Ideal Buyer Persona Profiling
Ideal Buyer Persona Profiling seeks to establish a reference model for engaging high intent buyers with personalized experiences. When building an Ideal Buyer Persona, one can consider job title, role, jobs to be done, KPIs, educational level, work experience, prior decision making record, alliances with competitors, attitudes, values, beliefs, challenges, needs, and potential inventory of objections.
Buyer’s Journey
The Buyer's Journey is the process a customer goes through to purchase a product or service, including all the decisions, actions, and interactions from when a prospect identifies their problem to when they actually purchase a solution.

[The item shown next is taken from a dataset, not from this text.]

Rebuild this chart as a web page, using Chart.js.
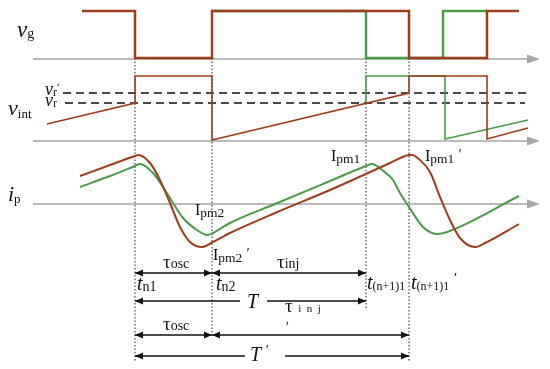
<!DOCTYPE html>
<html lang="en">
<head>
    <meta charset="UTF-8">
    <title>Injection timing diagram</title>
    <script src="https://cdn.jsdelivr.net/npm/chart.js"></script>
    <style>
        html, body { margin: 0; padding: 0; background: #fff; }
        canvas { display: block; }
    </style>
</head>
<body>
    <canvas id="diagram" width="550" height="369"></canvas>

    <script>
        // time axis runs 0..550, level axis 0..369 (drawn downwards)
        var RED = "#9c3e1d";
        var GREEN = "#4d9a4b";
        var GREY = "#a6a6a6";

        // gate voltage vg
        var vgRedT = [82, 135, 135, 212, 212, 409, 409, 487, 487, 519];
        var vgRedV = [11, 11, 58, 58, 11, 11, 58, 58, 11, 11];
        var vgGreenT = [212, 366, 366, 443, 443, 487];
        var vgGreenV = [11, 11, 58, 58, 11, 11];

        // integrator voltage vint
        var vintRedT = [47, 135, 135, 212, 212, 409, 409, 487, 487, 528];
        var vintRedV = [124, 103, 76, 76, 140, 93, 76, 76, 139, 128];
        var vintGreenT = [366, 366, 445, 445, 528];
        var vintGreenV = [103, 76, 76, 139, 120];

        // thresholds vr' and vr
        var vrPrimeT = [63, 530];
        var vrPrimeV = [93, 93];
        var vrT = [65, 525];
        var vrV = [103, 103];

        // primary current ip
        var ipRedT = [80, 110, 135, 138, 150, 160, 170, 180, 190, 202, 213, 230, 275, 330, 390, 405, 409, 412, 420, 430, 440, 450, 460, 475, 485, 519];
        var ipRedV = [176, 165, 156, 155, 163, 180, 203, 227, 242, 247, 242, 233, 213, 190, 163, 156, 155, 155, 160, 172, 197, 220, 238, 247, 243, 224];
        var ipGreenT = [80, 110, 135, 140, 153, 163, 173, 183, 197, 207, 213, 230, 275, 330, 366, 372, 382, 393, 400, 409, 423, 437, 447, 519];
        var ipGreenV = [187, 176, 166, 164, 173, 187, 203, 218, 230, 235, 233, 223, 204, 181, 166, 164, 170, 180, 193, 207, 227, 234, 232, 196];

        // base lines of the three traces
        var axisLevels = [59, 141, 204];
        var axisStart = 33, axisEnd = 528, axisTip = 540;

        // event instants and how far down their markers run
        var eventT = [135, 212, 366, 409];
        var eventTop = [58, 58, 58, 58];
        var eventBottom = [362, 334, 309, 362];

        // interval arrows: from, to, level, gap in the shaft
        var spanFrom = [135, 212, 135, 135, 212, 135];
        var spanTo = [212, 366, 366, 212, 409, 409];
        var spanLevel = [273, 273, 301, 335, 335, 356];
        var spanGapFrom = [null, null, 240, null, null, 245];
        var spanGapTo = [null, null, 267, null, null, 285];

        function pts(ts, vs) {
            return ts.map(function (t, i) { return { x: t, y: vs[i] }; });
        }

        function line(data, color, width, dash) {
            return {
                data: data,
                borderColor: color,
                borderWidth: width,
                borderDash: dash || [],
                pointRadius: 0,
                fill: false,
                tension: 0
            };
        }

        // listed bottom layer first; reversed below because Chart.js paints dataset 0 last
        var datasets = [];

        axisLevels.forEach(function (lv) {
            datasets.push(line(pts([axisStart, axisEnd], [lv, lv]), GREY, 1.5));
        });

        eventT.forEach(function (t, i) {
            datasets.push(line(pts([t, t], [eventTop[i], eventBottom[i]]), "#222", 1, [1.5, 2]));
        });

        datasets.push(line(pts(vrPrimeT, vrPrimeV), "#111", 1.5, [8, 5]));
        datasets.push(line(pts(vrT, vrV), "#111", 1.5, [8, 5]));

        datasets.push(line(pts(vgGreenT, vgGreenV), GREEN, 2.5));
        datasets.push(line(pts(vgRedT, vgRedV), RED, 2.5));
        datasets.push(line(pts(vintGreenT, vintGreenV), GREEN, 1.6));
        datasets.push(line(pts(vintRedT, vintRedV), RED, 1.6));

        var ipG = line(pts(ipGreenT, ipGreenV), GREEN, 2);
        ipG.cubicInterpolationMode = "monotone";
        datasets.push(ipG);
        var ipR = line(pts(ipRedT, ipRedV), RED, 2);
        ipR.cubicInterpolationMode = "monotone";
        datasets.push(ipR);

        spanFrom.forEach(function (a, i) {
            var b = spanTo[i], lv = spanLevel[i];
            if (spanGapFrom[i] === null) {
                datasets.push(line(pts([a, b], [lv, lv]), "#111", 1.3));
            } else {
                datasets.push(line(pts([a, spanGapFrom[i]], [lv, lv]), "#111", 1.3));
                datasets.push(line(pts([spanGapTo[i], b], [lv, lv]), "#111", 1.3));
            }
        });

        datasets.reverse();

        // text labels: pieces are [text, size, italic, baseline shift]
        var SERIF = "'Liberation Serif', 'DejaVu Serif', serif";
        var labels = [
            { x: 17, y: 37, parts: [["v", 23, true, 0], ["g", 14, false, 1]] },
            { x: 45, y: 95, parts: [["v", 18, true, 0], ["r", 12, false, 1], ["\u2032", 11, false, -4]] },
            { x: 45, y: 106, parts: [["v", 18, true, 0], ["r", 12, false, 1]] },
            { x: 8, y: 115, parts: [["v", 22, true, 0], ["int", 13, false, 3]] },
            { x: 8, y: 201, parts: [["i", 22, true, 0], ["p", 13, false, 2]] },
            { x: 195, y: 215, parts: [["I", 16, false, 0], ["pm2", 13.5, false, 2]] },
            { x: 213, y: 260, parts: [["I", 16, false, 0], ["pm2", 13.5, false, 2], [" \u2032", 14, true, -2]] },
            { x: 331, y: 161, parts: [["I", 16, false, 0], ["pm1", 13.5, false, 2]] },
            { x: 425, y: 161, parts: [["I", 16, false, 0], ["pm1", 13.5, false, 2], [" \u2032", 14, true, -2]] },
            { x: 163, y: 268, parts: [["\u03c4", 19, false, 0], ["osc", 14, false, 0]] },
            { x: 277, y: 268, parts: [["\u03c4", 19, false, 0], ["inj", 14, false, 0]] },
            { x: 137, y: 290, parts: [["t", 20, true, 0], ["n1", 14, false, 1]] },
            { x: 216, y: 290, parts: [["t", 20, true, 0], ["n2", 14, false, 1]] },
            { x: 367, y: 289, parts: [["t", 20, true, 0], ["(n+1)1", 12, false, 1]] },
            { x: 411, y: 289, parts: [["t", 20, true, 0], ["(n+1)1", 12, false, 1], [" \u2032", 15, true, -6]] },
            { x: 247, y: 308, parts: [["T", 20, true, 0]] },
            { x: 285, y: 312, parts: [["\u03c4", 19, false, 0], ["  i  n  j", 11, false, 0]] },
            { x: 163, y: 330, parts: [["\u03c4", 19, false, 0], ["osc", 14, false, 0]] },
            { x: 285, y: 332, parts: [["\u2032", 14, true, 0]] },
            { x: 250, y: 361, parts: [["T", 20, true, 0], [" \u2032", 15, true, -6]] }
        ];

        function arrowHead(ctx, px, py, dir, len, half, color) {
            ctx.fillStyle = color;
            ctx.beginPath();
            ctx.moveTo(px, py);
            ctx.lineTo(px - dir * len, py - half);
            ctx.lineTo(px - dir * len, py + half);
            ctx.closePath();
            ctx.fill();
        }

        var decorations = {
            id: "decorations",
            afterDatasetsDraw: function (chart) {
                var ctx = chart.ctx;
                var sx = chart.scales.x, sy = chart.scales.y;
                ctx.save();

                axisLevels.forEach(function (lv) {
                    arrowHead(ctx, sx.getPixelForValue(axisTip), sy.getPixelForValue(lv), 1, 13, 4.5, GREY);
                });

                spanFrom.forEach(function (a, i) {
                    var y = sy.getPixelForValue(spanLevel[i]);
                    arrowHead(ctx, sx.getPixelForValue(a), y, -1, 8, 3.5, "#111");
                    arrowHead(ctx, sx.getPixelForValue(spanTo[i]), y, 1, 8, 3.5, "#111");
                });

                ctx.fillStyle = "#111";
                ctx.textBaseline = "alphabetic";
                labels.forEach(function (lb) {
                    var x = sx.getPixelForValue(lb.x);
                    var y = sy.getPixelForValue(lb.y);
                    lb.parts.forEach(function (p) {
                        ctx.font = (p[2] ? "italic " : "") + p[1] + "px " + SERIF;
                        ctx.fillText(p[0], x, y + p[3]);
                        x += ctx.measureText(p[0]).width;
                    });
                });
                ctx.restore();
            }
        };

        new Chart(document.getElementById("diagram"), {
            type: "line",
            data: { datasets: datasets },
            options: {
                responsive: false,
                animation: false,
                layout: { padding: 0 },
                plugins: { legend: { display: false }, tooltip: { enabled: false } },
                scales: {
                    x: { type: "linear", min: 0, max: 550, display: false },
                    y: { type: "linear", min: 0, max: 369, reverse: true, display: false }
                }
            },
            plugins: [decorations]
        });
    </script>
</body>
</html>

Documenting the Buyer’s Journey is important because it enables you to examine your prospects' choices at each stage, thereby improving your customer acquisition process.
Buying Vision
A Buying Vision maps a buyer’s jobs to be done and links this insight to their unmet, unknown and undervalued needs to establish a product’s distinctive strength. It establishes sharp contrast with competitors, details a compelling reason to purchase and creates urgency to avoid buyer inaction and fasttrack immediate adoption.
Map of Information Needs
A Map of Information Need aligns the buyer’s journey with the particular decision assistance content required by the Ideal Buyer to evaluate the purchase of a technology solution, defines the buyer’s preferred channels to engage with this content and details the preferred formats the buyer prefers to absorb this content.
Pattern of Life Analysis
Pattern of Life Analysis is a method of monitoring, modeling and clustering a buyer’s actions, behaviors, and habits. It can be used to predict propensity, intent, and future actions and utilizes open source data such as social footprint and digital body language.
Point of View
A Point of View is a narrative that uses behavioral economics to make the pain of change less than the status quo. It establishes a “from/to” storyline that makes unsafe the conventional approach currently undertaken by a buyer to solve a problem, provides evidence that there is a “new safe” by taking an alternative approach, and provides proof points that this alternative approach will provide economic impact for an organization.
Value Engineering
Value Engineering models the cost of inaction, feasible performance improvement, and potential economic impact of solution adoption so that prospective clients can justify the purchase.
Allbound Marketing
Allbound Marketing is a modern, robust and dynamic marketing approach that merges the strengths of inbound and outbound efforts for demand creation, capture and conversion. In essence, Allbound Marketing is all about orchestrating both inbound strategies (attracting prospects by creating valuable content and experiences tailored to them) and outbound tactics (reaching out to potential customers through various channels).
Dark Funnel Marketing
The dark funnel refers to the untrackable interactions and touchpoints that influence a buyer's decision but are not visible through traditional marketing analytics tools. These can include private conversations, social media mentions in closed groups, and offline interactions. Dark Funnel Marketing is a demand creation, capture and conversion strategy that focuses on the touchpoints and channels that buyers use to research, discover, and evaluate a company's products. It addresses the parts of a buyer's journey that occur before they interact with a company's marketing or sales channels. The dark funnel is "dark" because it's hard to track, and most marketers ignore it.